Living with four other people means that, more often than not, any endeavor I undertake is somewhat communal, or even collaborative. This happened with Kali Uchis’s newest album “Red Moon in Venus” and my rewatch of “Ponyo,” so Hozier was definitely not going to be the exception. I first heard about the EP drop from a guest, and the listening party began with a housemate, who was then joined by another housemate, only to have both leave and yet another housemate listen for a moment. It was halfway through the three track EP, “Eat Your Young,” that one of my housemates immediately stated, when told I was writing a review, “Incredible, showstopping, spectacular — that’s my review.”

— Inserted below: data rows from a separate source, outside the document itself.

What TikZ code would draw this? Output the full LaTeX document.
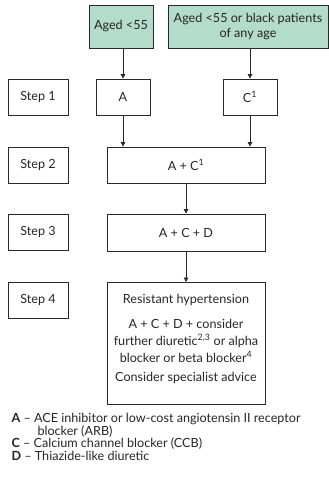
\documentclass[tikz,border=0pt]{standalone}
\usepackage{fontspec}
\setmainfont{Lato}
\usetikzlibrary{arrows.meta}
\definecolor{agegreen}{RGB}{179,220,202}
\definecolor{linegray}{RGB}{40,40,40}
\begin{document}
\begin{tikzpicture}[x=1pt,y=-1pt,
  box/.style={draw=linegray,line width=0.8pt,inner sep=0pt},
  agebox/.style={box,fill=agegreen},
  arr/.style={draw=linegray,line width=0.8pt,-{Triangle[length=4.5pt,width=4.5pt]}},
  lbl/.style={font=\fontsize{12.6}{15}\selectfont,text=black!85}]
\useasboundingbox (0,0) rectangle (329,493);
% age boxes
\node[agebox,minimum width=64pt,minimum height=43pt,lbl] (age1) at (121,26.5) {Aged <55};
\node[agebox,minimum width=160pt,minimum height=43pt,lbl,align=center] (age2) at (248,26.5) {Aged <55 or black patients\\of any age};
% step labels
\node[box,minimum width=60pt,minimum height=36pt,lbl] (s1) at (38,97) {Step 1};
\node[box,minimum width=60pt,minimum height=36pt,lbl] (s2) at (38,165) {Step 2};
\node[box,minimum width=60pt,minimum height=36pt,lbl] (s3) at (38,232.5) {Step 3};
\node[box,minimum width=60pt,minimum height=36pt,lbl] (s4) at (38,300) {Step 4};
% step 1 boxes
\node[box,minimum width=54pt,minimum height=36pt,lbl] (a) at (123,97) {A};
\node[box,minimum width=54pt,minimum height=36pt,lbl] (c) at (250,97) {C\textsuperscript{1}};
% step 2..4
\node[box,minimum width=158pt,minimum height=36pt,lbl] (ac) at (186,165) {A + C\textsuperscript{1}};
\node[box,minimum width=158pt,minimum height=37pt,lbl] (acd) at (186,232.5) {A + C + D};
\node[box,minimum width=158pt,minimum height=122pt,anchor=north] (res) at (186,282) {};
\node[lbl,anchor=base] (r1) at (186,303) {Resistant hypertension};
\node[lbl,anchor=base] (r2) at (186,328) {A + C + D + consider};
\node[lbl,anchor=base] (r3) at (186,345) {further diuretic\textsuperscript{2,3} or alpha};
\node[lbl,anchor=base] (r4) at (186,362) {blocker or beta blocker\textsuperscript{4}};
\node[lbl,anchor=base] (r5) at (186,381) {Consider specialist advice};
% arrows
\draw[arr] (age1.south -| a.north) -- (a.north);
\draw[arr] (age2.south -| c.north) -- (c.north);
\draw[arr] (a.south) -- (a.south |- ac.north);
\draw[arr] (c.south) -- (c.south |- ac.north);
\draw[arr] (ac.south) -- (acd.north);
\draw[arr] (acd.south) -- (res.north);
% legend
\node[lbl,anchor=base west] (la) at (8,422) {\textbf{A} – ACE inhibitor or low-cost angiotensin II receptor};
\node[lbl,anchor=base west] (la2) at (34,435) {blocker (ARB)};
\node[lbl,anchor=base west] (lc) at (8,447) {\textbf{C} – Calcium channel blocker (CCB)};
\node[lbl,anchor=base west] (ld) at (8,460) {\textbf{D} – Thiazide-like diuretic};
\end{tikzpicture}
\end{document}
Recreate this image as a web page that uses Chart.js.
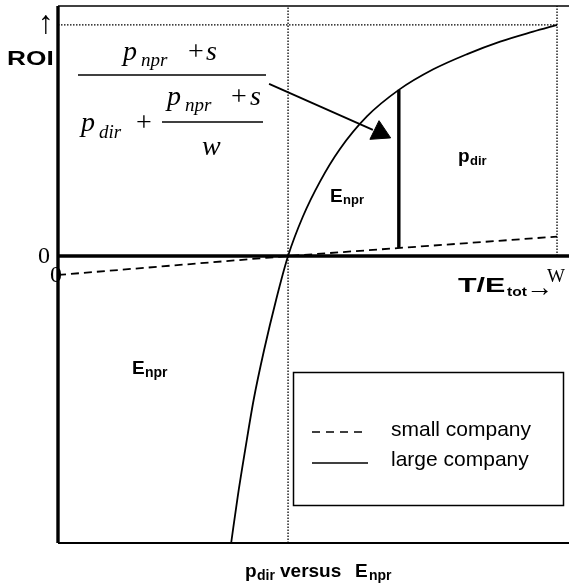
<!DOCTYPE html>
<html>
<head>
<meta charset="utf-8">
<script src="https://cdn.jsdelivr.net/npm/chart.js@4.4.1/dist/chart.umd.min.js"></script>
<style>
  html, body { margin: 0; padding: 0; background: #fff; overflow: hidden; }
  canvas { display: block; }
</style>
</head>
<body>
<canvas id="grafico" width="569" height="586"></canvas>
<script>
// valores (x = T/Etot relativo a w, y = ROI relativo al ROI en w)
const xRange = [0, 1.024];
const yRange = [-1.242, 1.082];

const largeX = [0.347, 0.360, 0.375, 0.392, 0.413, 0.437, 0.461, 0.491, 0.525, 0.565, 0.619, 0.683, 0.752, 0.820, 0.886, 0.952, 1.0];
const largeY = [-1.242, -1.043, -0.840, -0.623, -0.407, -0.190, 0, 0.172, 0.322, 0.463, 0.604, 0.719, 0.808, 0.874, 0.928, 0.971, 1.0];

const smallX = [0, 0.461, 1.0];
const smallY = [-0.082, 0, 0.084];

const breakEvenX = 0.461;   // cruce de la curva grande con ROI = 0
const wX = 1.0;             // T/Etot = w
const roiAtW = 1.0;
const barX = 0.683;
const barY = [0.035, 0.719];
const arrowX = [0.423, 0.631];
const arrowY = [0.745, 0.546];
const arrowHead = { x: 0.645, y: 0.534 };

const seriesLabels = ['small company', 'large company'];

const sans = '"Liberation Sans", Arial, sans-serif';
const serif = '"Liberation Serif", "Times New Roman", serif';

function pts(xs, ys) {
  return xs.map((x, i) => ({ x: x, y: ys[i] }));
}

function linea(data, width, dash) {
  return {
    data: data,
    showLine: true,
    borderColor: '#000',
    backgroundColor: '#000',
    borderWidth: width,
    borderDash: dash || [],
    pointRadius: 0,
    clip: false
  };
}

function texto(ctx, s, x, y, font, sx) {
  ctx.save();
  ctx.font = font;
  ctx.fillStyle = '#000';
  ctx.textAlign = 'left';
  ctx.textBaseline = 'alphabetic';
  ctx.translate(x, y);
  ctx.scale(sx || 1, 1);
  ctx.fillText(s, 0, 0);
  ctx.restore();
}

function raya(ctx, x1, y1, x2, y2, w, dash) {
  ctx.save();
  ctx.strokeStyle = '#000';
  ctx.lineWidth = w;
  ctx.setLineDash(dash || []);
  ctx.beginPath();
  ctx.moveTo(x1, y1);
  ctx.lineTo(x2, y2);
  ctx.stroke();
  ctx.restore();
}

// textos, formula y leyenda con recuadro
const anotaciones = {
  id: 'anotaciones',
  afterDraw(chart) {
    const ctx = chart.ctx;

    texto(ctx, '↑', 38, 33, '32px ' + sans);
    texto(ctx, 'ROI', 7, 65, 'bold 21px ' + sans, 1.25);
    texto(ctx, '0', 38, 263, '24px ' + serif);
    texto(ctx, '0', 50, 282, '24px ' + serif);

    // formula ROI en w
    const it = 'italic 28px ' + serif;
    const itSub = 'italic 19px ' + serif;
    const rom = '28px ' + serif;
    texto(ctx, 'p', 123, 60, it);
    texto(ctx, 'npr', 141, 66, itSub);
    texto(ctx, '+', 188, 60, rom);
    texto(ctx, 's', 206, 60, it);
    raya(ctx, 78, 75, 266, 75, 1.5);
    texto(ctx, 'p', 81, 131, it);
    texto(ctx, 'dir', 99, 138, itSub);
    texto(ctx, '+', 136, 131, rom);
    texto(ctx, 'p', 167, 105, it);
    texto(ctx, 'npr', 185, 111, itSub);
    texto(ctx, '+', 231, 105, rom);
    texto(ctx, 's', 250, 105, it);
    raya(ctx, 162, 122, 263, 122, 1.5);
    texto(ctx, 'w', 202, 155, it);

    // etiquetas de areas
    texto(ctx, 'E', 330, 202, 'bold 19px ' + sans);
    texto(ctx, 'npr', 343, 204, 'bold 13px ' + sans);
    texto(ctx, 'p', 458, 162, 'bold 19px ' + sans);
    texto(ctx, 'dir', 470, 165, 'bold 13px ' + sans);
    texto(ctx, 'E', 132, 374, 'bold 19px ' + sans);
    texto(ctx, 'npr', 145, 377, 'bold 14px ' + sans);

    // eje x
    texto(ctx, 'T/E', 458, 292, 'bold 21px ' + sans, 1.45);
    texto(ctx, 'tot', 507, 296, 'bold 13px ' + sans, 1.2);
    texto(ctx, '→', 526, 296, '27px ' + sans);
    texto(ctx, 'W', 547, 282, '19px ' + serif);

    // titulo inferior
    texto(ctx, 'p', 245, 577, 'bold 19px ' + sans);
    texto(ctx, 'dir', 257, 580, 'bold 14px ' + sans);
    texto(ctx, 'versus', 280, 577, 'bold 19px ' + sans);
    texto(ctx, 'E', 355, 577, 'bold 19px ' + sans);
    texto(ctx, 'npr', 369, 580, 'bold 14px ' + sans);

    // leyenda
    ctx.save();
    ctx.strokeStyle = '#000';
    ctx.lineWidth = 1.5;
    ctx.strokeRect(293.5, 372.5, 270, 133);
    ctx.restore();
    raya(ctx, 312, 432, 362, 432, 1.5, [8, 6]);
    raya(ctx, 312, 463, 368, 463, 1.5);
    texto(ctx, chart.data.datasets[0].label, 391, 436, '21px ' + sans);
    texto(ctx, chart.data.datasets[1].label, 391, 466, '21px ' + sans);
  }
};

const datasets = [
  Object.assign(linea(pts(smallX, smallY), 1.8, [8, 5]), { label: seriesLabels[0] }),
  Object.assign(linea(pts(largeX, largeY), 1.8), { label: seriesLabels[1], cubicInterpolationMode: 'monotone' }),
  // marco y ejes
  linea(pts([xRange[0], xRange[0]], yRange), 3.4),
  linea(pts(xRange, [0, 0]), 3.6),
  linea(pts(xRange, [yRange[1], yRange[1]]), 1.5),
  linea(pts(xRange, [yRange[0], yRange[0]]), 2),
  // lineas punteadas de referencia
  linea(pts([xRange[0], wX], [roiAtW, roiAtW]), 1.3, [1.5, 1.5]),
  linea(pts([breakEvenX, breakEvenX], yRange), 1.3, [1.5, 1.5]),
  linea(pts([wX, wX], [0, yRange[1]]), 1.3, [1.5, 1.5]),
  // barra vertical y flecha
  linea(pts([barX, barX], barY), 3.4),
  linea(pts(arrowX, arrowY), 1.8),
  {
    data: [arrowHead],
    pointStyle: 'triangle',
    pointRadius: 12,
    pointRotation: -4,
    pointBackgroundColor: '#000',
    pointBorderColor: '#000',
    pointBorderWidth: 1,
    showLine: false,
    clip: false
  }
];

new Chart(document.getElementById('grafico').getContext('2d'), {
  type: 'scatter',
  data: { datasets: datasets },
  options: {
    responsive: false,
    animation: false,
    devicePixelRatio: 1,
    layout: { autoPadding: false, padding: { left: 58, top: 6, right: 0, bottom: 43 } },
    scales: {
      x: { type: 'linear', min: xRange[0], max: xRange[1], display: false },
      y: { type: 'linear', min: yRange[0], max: yRange[1], display: false }
    },
    plugins: {
      legend: { display: false },
      tooltip: { enabled: false }
    }
  },
  plugins: [anotaciones]
});
</script>
</body>
</html>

If Hozier’s astounding track record and the previous track-and-a-half weren’t assuring enough, that immediate response would have let me know I was in for a good cry — sorry, I mean time. Released March 17 (happy birthday, Hozier!), “Eat Your Young” is an EP that makes me want to beg for the full album to be put out into this world soon. Tragically for us all, Hozier stated his fourth album will be released in late summer, although it will be preceded both by some additional songs and our collective tears. The upcoming album, “Unreal Earth,” will be framed by the nine circles of hell depicted in Dante’s “Inferno,” which we get a preview of within this EP.

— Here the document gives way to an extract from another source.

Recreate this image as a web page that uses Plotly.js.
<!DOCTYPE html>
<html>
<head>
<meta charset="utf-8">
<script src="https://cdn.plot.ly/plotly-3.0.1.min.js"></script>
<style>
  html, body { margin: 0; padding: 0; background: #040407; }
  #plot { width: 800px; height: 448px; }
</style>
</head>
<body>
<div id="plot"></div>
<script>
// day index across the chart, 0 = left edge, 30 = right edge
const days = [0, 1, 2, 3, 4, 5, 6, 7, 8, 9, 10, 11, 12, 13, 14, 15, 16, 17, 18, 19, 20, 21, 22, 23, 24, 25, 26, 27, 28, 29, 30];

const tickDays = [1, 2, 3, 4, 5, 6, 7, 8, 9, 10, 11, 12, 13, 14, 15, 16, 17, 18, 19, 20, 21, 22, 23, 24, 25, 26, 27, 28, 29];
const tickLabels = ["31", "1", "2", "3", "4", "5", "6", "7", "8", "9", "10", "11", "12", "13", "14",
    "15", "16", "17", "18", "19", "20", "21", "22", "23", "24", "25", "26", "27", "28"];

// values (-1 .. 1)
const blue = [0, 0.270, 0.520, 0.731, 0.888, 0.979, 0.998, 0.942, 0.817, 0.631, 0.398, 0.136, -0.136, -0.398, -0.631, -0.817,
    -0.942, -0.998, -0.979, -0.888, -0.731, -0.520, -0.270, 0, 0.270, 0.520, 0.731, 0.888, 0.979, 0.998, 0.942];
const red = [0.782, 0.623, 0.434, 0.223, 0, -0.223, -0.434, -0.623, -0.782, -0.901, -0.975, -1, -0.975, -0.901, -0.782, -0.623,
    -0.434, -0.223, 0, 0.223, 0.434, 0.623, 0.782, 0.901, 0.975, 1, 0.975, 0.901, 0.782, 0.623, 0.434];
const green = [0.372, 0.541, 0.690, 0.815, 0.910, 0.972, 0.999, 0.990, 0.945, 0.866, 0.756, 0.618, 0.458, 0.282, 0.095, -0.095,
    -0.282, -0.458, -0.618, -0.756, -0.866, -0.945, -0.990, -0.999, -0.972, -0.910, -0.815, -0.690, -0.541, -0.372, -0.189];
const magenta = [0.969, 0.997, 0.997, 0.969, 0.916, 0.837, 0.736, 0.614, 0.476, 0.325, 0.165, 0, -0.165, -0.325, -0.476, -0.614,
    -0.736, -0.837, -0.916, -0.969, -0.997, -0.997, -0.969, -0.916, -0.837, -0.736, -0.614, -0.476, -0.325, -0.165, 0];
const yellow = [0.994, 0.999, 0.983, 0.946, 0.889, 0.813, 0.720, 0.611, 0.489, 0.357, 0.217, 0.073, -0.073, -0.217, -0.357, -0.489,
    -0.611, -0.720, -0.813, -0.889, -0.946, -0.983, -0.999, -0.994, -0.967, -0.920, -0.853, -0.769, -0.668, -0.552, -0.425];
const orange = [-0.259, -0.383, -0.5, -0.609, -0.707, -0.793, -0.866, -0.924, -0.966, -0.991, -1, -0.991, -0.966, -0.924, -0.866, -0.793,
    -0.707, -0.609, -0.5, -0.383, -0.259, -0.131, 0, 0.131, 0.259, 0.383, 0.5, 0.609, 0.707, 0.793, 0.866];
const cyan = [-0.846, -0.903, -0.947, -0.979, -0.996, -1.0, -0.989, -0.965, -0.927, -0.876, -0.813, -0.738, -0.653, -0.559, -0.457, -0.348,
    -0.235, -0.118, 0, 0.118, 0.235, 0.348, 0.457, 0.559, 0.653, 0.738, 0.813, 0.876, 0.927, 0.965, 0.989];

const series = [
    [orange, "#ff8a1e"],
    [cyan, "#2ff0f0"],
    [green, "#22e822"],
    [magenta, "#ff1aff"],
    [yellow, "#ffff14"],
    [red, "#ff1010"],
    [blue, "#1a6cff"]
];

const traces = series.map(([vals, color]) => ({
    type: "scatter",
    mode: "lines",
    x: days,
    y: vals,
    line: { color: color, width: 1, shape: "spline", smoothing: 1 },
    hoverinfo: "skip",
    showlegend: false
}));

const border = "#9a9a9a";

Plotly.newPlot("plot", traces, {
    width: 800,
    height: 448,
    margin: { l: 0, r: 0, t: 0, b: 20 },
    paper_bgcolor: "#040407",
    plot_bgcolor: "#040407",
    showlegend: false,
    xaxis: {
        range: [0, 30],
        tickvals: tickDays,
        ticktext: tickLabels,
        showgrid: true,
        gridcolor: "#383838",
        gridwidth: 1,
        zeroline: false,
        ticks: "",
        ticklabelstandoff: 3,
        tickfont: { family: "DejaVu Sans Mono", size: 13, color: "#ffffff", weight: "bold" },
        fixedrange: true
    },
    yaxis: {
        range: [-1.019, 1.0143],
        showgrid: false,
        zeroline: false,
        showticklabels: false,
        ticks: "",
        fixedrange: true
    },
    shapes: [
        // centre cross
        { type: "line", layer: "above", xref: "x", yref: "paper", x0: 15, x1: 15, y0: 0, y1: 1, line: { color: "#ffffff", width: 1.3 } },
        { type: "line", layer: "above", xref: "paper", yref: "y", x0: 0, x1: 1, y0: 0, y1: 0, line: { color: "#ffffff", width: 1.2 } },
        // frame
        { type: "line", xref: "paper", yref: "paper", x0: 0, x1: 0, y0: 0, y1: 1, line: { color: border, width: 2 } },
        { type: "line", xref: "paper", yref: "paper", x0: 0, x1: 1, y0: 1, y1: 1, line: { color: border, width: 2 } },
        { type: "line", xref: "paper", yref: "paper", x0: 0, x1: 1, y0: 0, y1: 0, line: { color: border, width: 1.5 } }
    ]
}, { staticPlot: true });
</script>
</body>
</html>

“Eat Your Young” starts off strong, with the titular song providing a different sound (a housemate referred to this as “a little more Coldplay,” if that helps), although the entire EP maintains the silkiness, beautiful lyrics and sheer amount of soul I often associate with a Hozier song. “Eat Your Young” is an untamed, sensual track with drama from string instruments providing a Bond girl energy that I can’t help but love. While it’s based on the third circle of hell, gluttony, we are immediately greeted by the oral sex imagery of “I’m starvin’, darlin’ / Let me put my lips to something / Let me wrap my teeth around the world.” Despite the insatiable nature, Hozier tames “Eat Your Young” with an extended (read: 45 second long) instrumental at the end that winds us down for the next track.
“All Things End” is a beat filled with romance in the bittersweet way Hozier is oh-so-capable of. Compared to the first song, it feels stripped down, the slow groove making the symphonic end more impactful. This is the song that made me cry — it holds the same imagery of Dante’s sixth circle, but holds itself as a gentle reminder of impermanence. In this song, Hozier tells us living is to love, and to love is to experience and go through pain, with “If there was anyone to ever get through this life / With their heart still intact, they didn’t do it right.” It took a couple of replays for me to cry, but, ever since, the song consistently makes me at least a little teary. The end of this song is a choir-sung chorus, but it ends with Hozier’s voice standing alone (with a hint of reverb) for the last two lines, aurally separating him in a very heretic-like fashion.
Hozier ends this EP with “Through Me (The Flood),” which continues the calmer energy for the first third or so of the beat. This track is filled with more elements reminiscent of church, from the organ in the background to the gospel-style vocal backing. Contemplative and filled with strong imagery, this song was written during the pandemic, and it shows. The song grapples with loss and persevering through grief. This masterfully balances between the previous two songs, creating a lovely send-off.
While Hozier clarifies that these three songs are not fully representative of the album, they provide a look at what’s to come, and I’m liking what I’m seeing (hearing). While not necessarily a new idea, the framing of an album as a kind of journey through the circles of hell is interesting and pairs well with Hozier’s discography. All in all, if you are one of the rare lesbians of Wellesley College that haven’t listened to it yet, I highly recommend this EP, especially if you want to cry about the inevitability and joy of heartbreak with track two.